The work of the narcotics unit has been under scrutiny following the January 2019 drug raid in which Dennis Tuttle, 59, and his wife, Rhogena Nicholas, 58, were killed.
Two former members of the unit — Gerald Goines and Steven Bryant — had previously been charged in state and federal court in the case, including two counts of felony murder filed in state court against Goines.
Harris County District Attorney Kim Ogg announced Wednesday that 15 new felony charges have been filed against Goines and Bryant, as well as four other ex-officers, three who were supervisors. The other ex-officers are Sgt. Clemente Reyna; Sgt. Thomas Wood; Lt. Robert Gonzales; and Officer Hodgie Armstrong.

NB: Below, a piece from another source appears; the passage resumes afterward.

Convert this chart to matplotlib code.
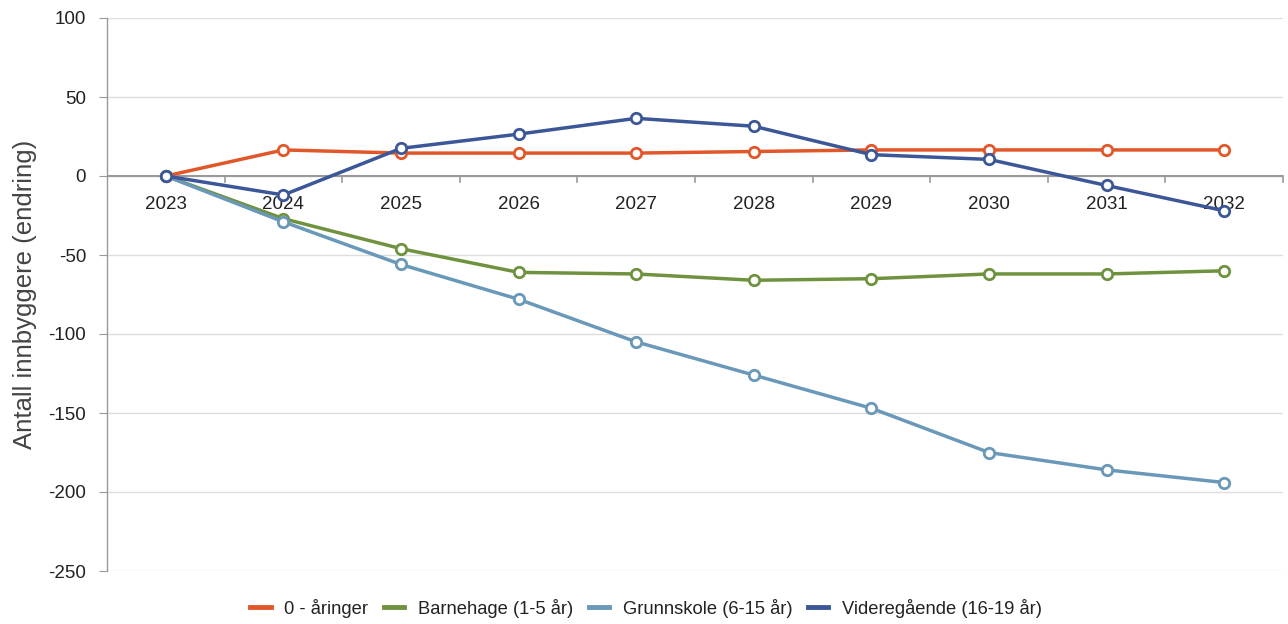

The supervisors are accused of signing records saying they saw officers pay confidential informants for buying drugs when they did not, Ogg said. The officers are also accused of falsifying government documents to steal money meant for drug buys and falsifying time sheets.
Ogg said the crimes were part of a pattern that eventually resulted in the deadly raid.
“Some will say that this scheme is just mismanagement. It is not. It is long running evidence of graft and corruption than can literally rot an institution from the inside out,” Ogg said.
Nicole DeBorde, Goines’ attorney, said she had not yet seen documentation regarding the new charges but accused Ogg of using the case to get good publicity “after a bad week of press.”
“She is also using this as an opportunity to further damage Mr. Goines’s ability to get a fair trial,” DeBorde said.
An attorney for Bryant did not immediately return an email seeking comment. Court records did not list attorneys for the other ex-officers.
In a statement, the Houston Police Officers’ Union called Reyna, Wood Gonzales and Armstrong “victims” of a “political ploy” by a “rogue DA.”
Prosecutors had previously accused Goines, 55, of lying to obtain the warrant to search the home of Tuttle and his wife by claiming that a confidential informant had bought heroin there. Goines later said there was no informant and that he had bought the drugs himself, they allege. Five officers, including Goines, were injured in the raid.
Since the raid, prosecutors have been reviewing thousands of cases handled by the narcotics unit.
One of the cases being reviewed is one involving George Floyd, who pleaded guilty in 2004 and served time in state jail after being arrested on a minor drug charge by Goines. Floyd’s death in May while being arrested by a Minneapolis police officer sparked national protests over racism and police violence.
More than 160 drug convictions tied to Goines have been dismissed by prosecutors. Prosecutors expect more cases will be dismissed.
Earlier Wednesday, the Texas Court of Criminal Appeals declared that one of the individuals whose case was dismissed earlier this year — Otis Mallet — was innocent.
“Police misconduct is at the heart of this case,” the appeals court said in a concurring opinion in Mallet’s case.
All of the individuals in the more than 160 cases that have been dismissed are minorities and the majority are African American, prosecutors have said.
Ogg said the actions of the six ex-officers “had a profoundly negative impact and an unknown cost on the minority communities of Houston who have long been over-represented targets in drug enforcement.”